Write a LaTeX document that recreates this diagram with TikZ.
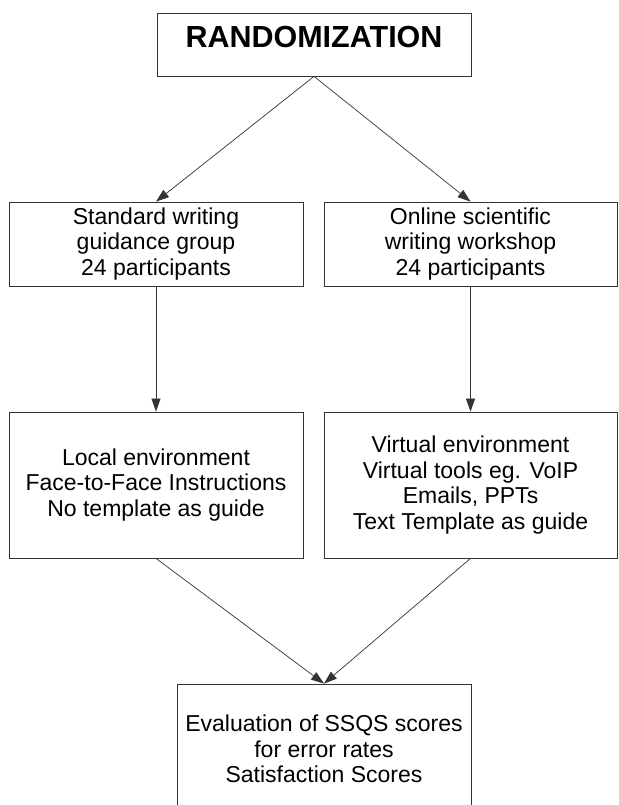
\documentclass[tikz,border=0pt]{standalone}
\usepackage{fontspec}
\setmainfont{Liberation Sans}
\usepackage{tikz}
\usetikzlibrary{arrows.meta}
\definecolor{linegray}{rgb}{0.2,0.2,0.2}

\begin{document}
\begin{tikzpicture}[x=1pt,y=-1pt,
		box/.style={draw=linegray, line width=0.8pt, inner sep=0pt, align=center,
			font=\fontsize{23}{25.5}\selectfont},
		flow/.style={draw=linegray, line width=0.7pt,
			arrows=-{Triangle[length=13pt,width=9pt]}}]
			%Config
			\useasboundingbox (0,0) rectangle (618,805);
			
			%Topo
			\node[box, minimum width=314pt, minimum height=63pt, text height=25pt, text depth=18pt,
				font=\fontsize{30.5}{32}\selectfont\bfseries] (rand) at (314,44.5) {RANDOMIZATION};
			
			%Grupos
			\node[box, minimum width=294pt, minimum height=84pt] (std) at (156,244)
				{Standard writing\\guidance group\\24 participants};
			\node[box, minimum width=293pt, minimum height=84pt] (onl) at (470.5,244)
				{Online scientific\\writing workshop\\24 participants};
			
			%Ambientes
			\node[box, minimum width=294pt, minimum height=146pt] (loc) at (156,485)
				{Local environment\\Face-to-Face Instructions\\No template as guide};
			\node[box, minimum width=293pt, minimum height=146pt] (virt) at (470.5,485)
				{Virtual environment\\Virtual tools eg. VoIP\\Emails, PPTs\\Text Template as guide};
			
			%Avaliacao
			\node[box, minimum width=294pt, minimum height=130pt] (eval) at (324,749)
				{Evaluation of SSQS scores\\for error rates\\Satisfaction Scores};
			
			%Setas
			\draw[flow] (rand.south) -- (std.north);
			\draw[flow] (rand.south) -- (onl.north);
			\draw[flow] (std.south) -- (loc.north);
			\draw[flow] (onl.south) -- (virt.north);
			\draw[flow] (loc.south) -- (eval.north);
			\draw[flow] (virt.south) -- (eval.north);
		\end{tikzpicture}
\end{document}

━━━━━━━━━━━━━━━━━━━━

Without the pictures, return the listing above from its first line through the line that has "(rand) at (314,44.5)".

■ Full output
Write a LaTeX document that recreates this diagram with TikZ.
\documentclass[tikz,border=0pt]{standalone}
\usepackage{fontspec}
\setmainfont{Liberation Sans}
\usepackage{tikz}
\usetikzlibrary{arrows.meta}
\definecolor{linegray}{rgb}{0.2,0.2,0.2}

\begin{document}
\begin{tikzpicture}[x=1pt,y=-1pt,
		box/.style={draw=linegray, line width=0.8pt, inner sep=0pt, align=center,
			font=\fontsize{23}{25.5}\selectfont},
		flow/.style={draw=linegray, line width=0.7pt,
			arrows=-{Triangle[length=13pt,width=9pt]}}]
			%Config
			\useasboundingbox (0,0) rectangle (618,805);
			
			%Topo
			\node[box, minimum width=314pt, minimum height=63pt, text height=25pt, text depth=18pt,
				font=\fontsize{30.5}{32}\selectfont\bfseries] (rand) at (314,44.5) {RANDOMIZATION};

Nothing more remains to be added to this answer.